── PROVIDED MATERIAL ──

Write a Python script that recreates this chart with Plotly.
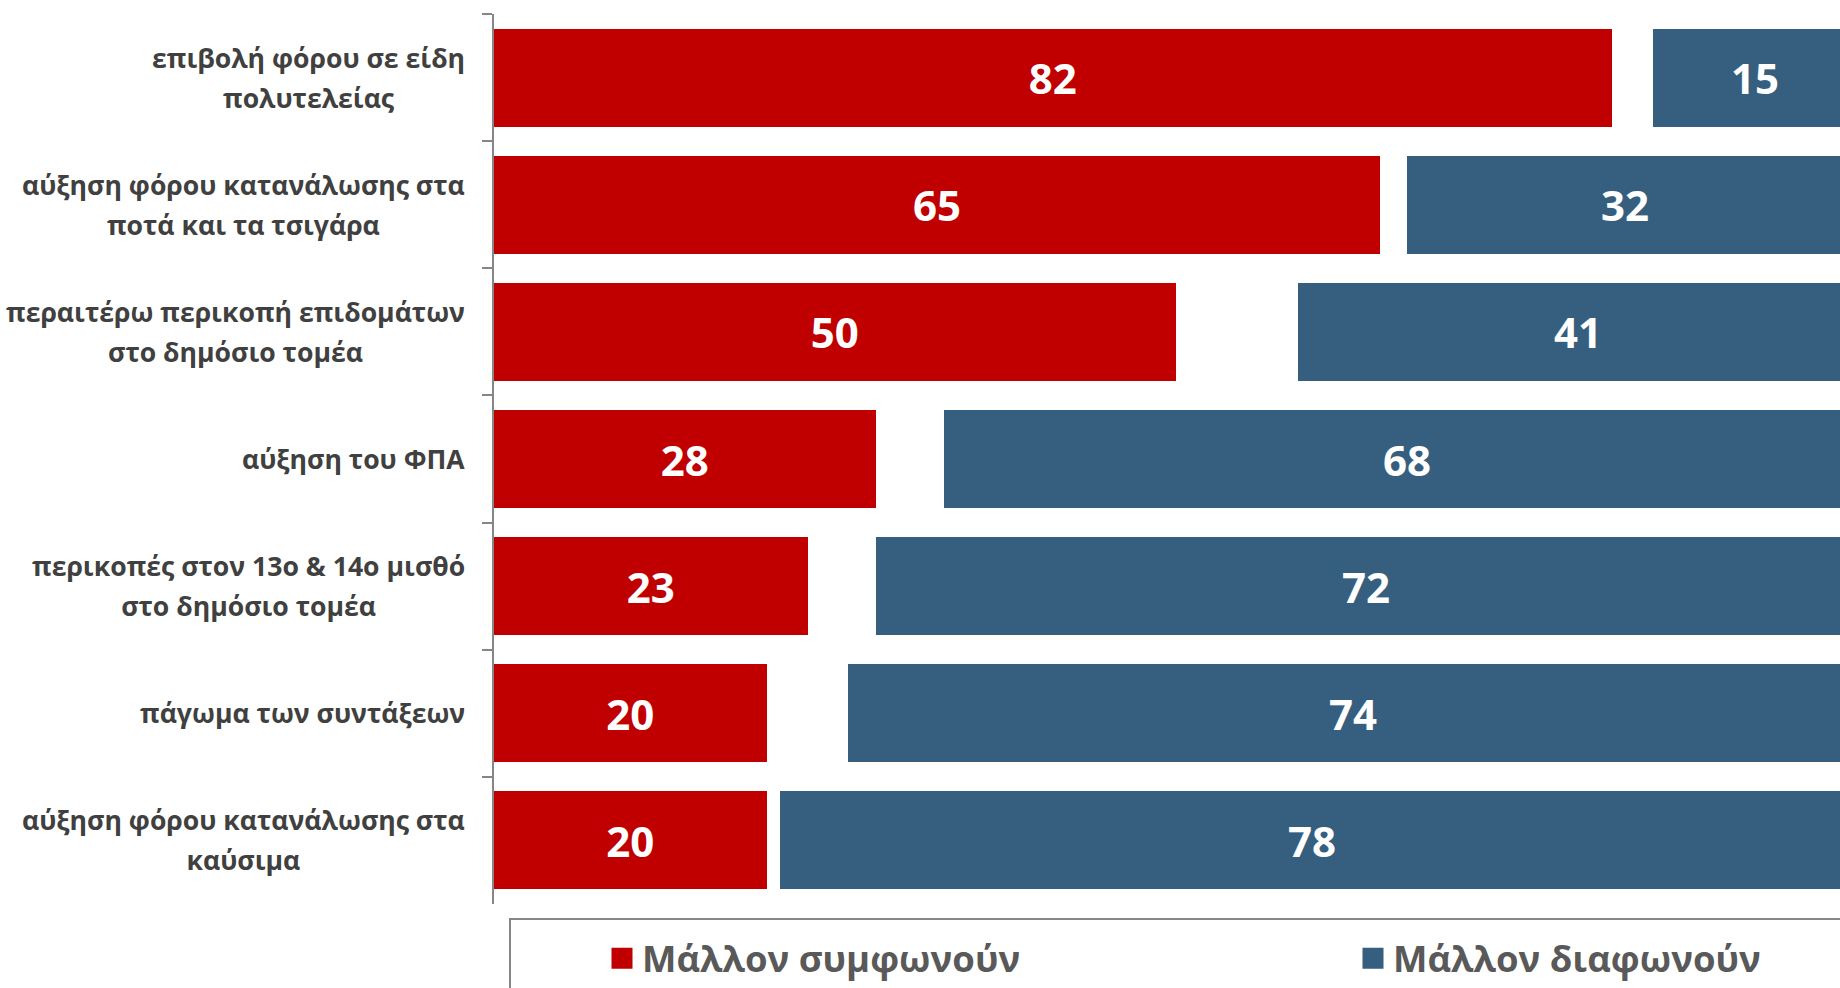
import plotly.graph_objects as go

categories = [
    "επιβολή φόρου σε είδη<br>πολυτελείας",
    "αύξηση φόρου κατανάλωσης στα<br>ποτά και τα τσιγάρα",
    "περαιτέρω περικοπή επιδομάτων<br>στο δημόσιο τομέα",
    "αύξηση του ΦΠΑ",
    "περικοπές στον 13ο & 14ο μισθό<br>στο δημόσιο τομέα",
    "πάγωμα των συντάξεων",
    "αύξηση φόρου κατανάλωσης στα<br>καύσιμα",
]
agree = [82, 65, 50, 28, 23, 20, 20]
unknown = [3, 2, 9, 5, 5, 6, 1]
disagree = [15, 32, 41, 68, 72, 74, 78]

series_names = ["Μάλλον συμφωνούν", "Μάλλον διαφωνούν"]

RED = "#C00000"
BLUE = "#365F7F"
FONT = "Open Sans"

W, H = 1840, 988
ML, MR, MT, MB = 494, 0, 14, 84

fig = go.Figure()
fig.add_trace(go.Bar(
    y=categories, x=agree, orientation="h", name=series_names[0],
    marker=dict(color=RED, line=dict(width=0)),
    text=agree, textposition="inside", insidetextanchor="middle",
    textfont=dict(family=FONT, size=42, color="white", weight="bold"),
    cliponaxis=False, hoverinfo="skip", showlegend=False,
))
fig.add_trace(go.Bar(
    y=categories, x=unknown, orientation="h", name="",
    marker=dict(color="rgba(0,0,0,0)", line=dict(width=0)),
    showlegend=False, hoverinfo="skip",
))
fig.add_trace(go.Bar(
    y=categories, x=disagree, orientation="h", name=series_names[1],
    marker=dict(color=BLUE, line=dict(width=0)),
    hoverinfo="skip", showlegend=False,
))

# value labels of the right-hand series, centred on each (partly clipped) bar
for c, a, u, d in zip(categories, agree, unknown, disagree):
    fig.add_annotation(
        x=a + u + d / 2, xref="x", y=c, yref="y",
        text=str(d), showarrow=False, xanchor="center", yanchor="middle",
        font=dict(family=FONT, size=42, color="white", weight="bold"),
    )

# legend entries
fig.add_trace(go.Scatter(
    x=[None], y=[None], mode="markers", name=series_names[0],
    marker=dict(symbol="square", size=16, color=RED, line=dict(color=RED, width=7)),
    legend="legend", hoverinfo="skip",
))
fig.add_trace(go.Scatter(
    x=[None], y=[None], mode="markers", name=series_names[1],
    marker=dict(symbol="square", size=16, color=BLUE, line=dict(color=BLUE, width=7)),
    legend="legend2", hoverinfo="skip",
))

# category labels as centred multi-line text blocks
for c in categories:
    fig.add_annotation(
        x=0, xref="paper", y=c, yref="y", xanchor="right", xshift=-27,
        text=f"<span style='font-size:26.6px'>{c}</span>", showarrow=False, align="center",
        font=dict(family=FONT, size=31, color="#404040", weight="bold"),
    )

pw = W - ML - MR
ph = H - MT - MB
# legend frame
fig.add_shape(
    type="rect", xref="paper", yref="paper",
    x0=(510 - ML) / pw, x1=(1900 - ML) / pw,
    y0=(H - MB - 1050) / ph, y1=(H - MB - 919) / ph,
    line=dict(color="#868686", width=2), fillcolor="rgba(0,0,0,0)", layer="below",
)

leg_common = dict(
    orientation="h", xref="container", yref="container",
    xanchor="left", yanchor="top", y=1 - 928 / H,
    font=dict(family=FONT, size=36.5, color="#595959", weight="bold"),
    bgcolor="rgba(0,0,0,0)", borderwidth=0,
)

fig.update_layout(
    width=W, height=H,
    margin=dict(l=ML, r=MR, t=MT, b=MB, pad=0, autoexpand=False),
    barmode="stack", bargap=0.23,
    plot_bgcolor="white", paper_bgcolor="white",
    showlegend=True,
    legend=dict(x=602 / W, **leg_common),
    legend2=dict(x=1353 / W, **leg_common),
    xaxis=dict(visible=False, range=[0, 98.75], fixedrange=True),
    yaxis=dict(
        type="category", autorange="reversed",
        showticklabels=False, showgrid=False, zeroline=False,
        showline=True, linecolor="#868686", linewidth=2,
        ticks="outside", tickson="boundaries", ticklen=10,
        tickcolor="#868686", tickwidth=2, fixedrange=True,
    ),
)

fig.write_html(
    "out.html",
    config={"displayModeBar": False},
    post_script="document.body.style.margin='0px';document.body.style.overflow='hidden';",
)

───

# TASK STATEMENT:
Copy the material shown above in full and exactly. Skip the pictures.

# RESPONSE:
Write a Python script that recreates this chart with Plotly.
import plotly.graph_objects as go

categories = [
    "επιβολή φόρου σε είδη<br>πολυτελείας",
    "αύξηση φόρου κατανάλωσης στα<br>ποτά και τα τσιγάρα",
    "περαιτέρω περικοπή επιδομάτων<br>στο δημόσιο τομέα",
    "αύξηση του ΦΠΑ",
    "περικοπές στον 13ο & 14ο μισθό<br>στο δημόσιο τομέα",
    "πάγωμα των συντάξεων",
    "αύξηση φόρου κατανάλωσης στα<br>καύσιμα",
]
agree = [82, 65, 50, 28, 23, 20, 20]
unknown = [3, 2, 9, 5, 5, 6, 1]
disagree = [15, 32, 41, 68, 72, 74, 78]

series_names = ["Μάλλον συμφωνούν", "Μάλλον διαφωνούν"]

RED = "#C00000"
BLUE = "#365F7F"
FONT = "Open Sans"

W, H = 1840, 988
ML, MR, MT, MB = 494, 0, 14, 84

fig = go.Figure()
fig.add_trace(go.Bar(
    y=categories, x=agree, orientation="h", name=series_names[0],
    marker=dict(color=RED, line=dict(width=0)),
    text=agree, textposition="inside", insidetextanchor="middle",
    textfont=dict(family=FONT, size=42, color="white", weight="bold"),
    cliponaxis=False, hoverinfo="skip", showlegend=False,
))
fig.add_trace(go.Bar(
    y=categories, x=unknown, orientation="h", name="",
    marker=dict(color="rgba(0,0,0,0)", line=dict(width=0)),
    showlegend=False, hoverinfo="skip",
))
fig.add_trace(go.Bar(
    y=categories, x=disagree, orientation="h", name=series_names[1],
    marker=dict(color=BLUE, line=dict(width=0)),
    hoverinfo="skip", showlegend=False,
))

# value labels of the right-hand series, centred on each (partly clipped) bar
for c, a, u, d in zip(categories, agree, unknown, disagree):
    fig.add_annotation(
        x=a + u + d / 2, xref="x", y=c, yref="y",
        text=str(d), showarrow=False, xanchor="center", yanchor="middle",
        font=dict(family=FONT, size=42, color="white", weight="bold"),
    )

# legend entries
fig.add_trace(go.Scatter(
    x=[None], y=[None], mode="markers", name=series_names[0],
    marker=dict(symbol="square", size=16, color=RED, line=dict(color=RED, width=7)),
    legend="legend", hoverinfo="skip",
))
fig.add_trace(go.Scatter(
    x=[None], y=[None], mode="markers", name=series_names[1],
    marker=dict(symbol="square", size=16, color=BLUE, line=dict(color=BLUE, width=7)),
    legend="legend2", hoverinfo="skip",
))

# category labels as centred multi-line text blocks
for c in categories:
    fig.add_annotation(
        x=0, xref="paper", y=c, yref="y", xanchor="right", xshift=-27,
        text=f"<span style='font-size:26.6px'>{c}</span>", showarrow=False, align="center",
        font=dict(family=FONT, size=31, color="#404040", weight="bold"),
    )

pw = W - ML - MR
ph = H - MT - MB
# legend frame
fig.add_shape(
    type="rect", xref="paper", yref="paper",
    x0=(510 - ML) / pw, x1=(1900 - ML) / pw,
    y0=(H - MB - 1050) / ph, y1=(H - MB - 919) / ph,
    line=dict(color="#868686", width=2), fillcolor="rgba(0,0,0,0)", layer="below",
)

leg_common = dict(
    orientation="h", xref="container", yref="container",
    xanchor="left", yanchor="top", y=1 - 928 / H,
    font=dict(family=FONT, size=36.5, color="#595959", weight="bold"),
    bgcolor="rgba(0,0,0,0)", borderwidth=0,
)

fig.update_layout(
    width=W, height=H,
    margin=dict(l=ML, r=MR, t=MT, b=MB, pad=0, autoexpand=False),
    barmode="stack", bargap=0.23,
    plot_bgcolor="white", paper_bgcolor="white",
    showlegend=True,
    legend=dict(x=602 / W, **leg_common),
    legend2=dict(x=1353 / W, **leg_common),
    xaxis=dict(visible=False, range=[0, 98.75], fixedrange=True),
    yaxis=dict(
        type="category", autorange="reversed",
        showticklabels=False, showgrid=False, zeroline=False,
        showline=True, linecolor="#868686", linewidth=2,
        ticks="outside", tickson="boundaries", ticklen=10,
        tickcolor="#868686", tickwidth=2, fixedrange=True,
    ),
)

fig.write_html(
    "out.html",
    config={"displayModeBar": False},
    post_script="document.body.style.margin='0px';document.body.style.overflow='hidden';",
)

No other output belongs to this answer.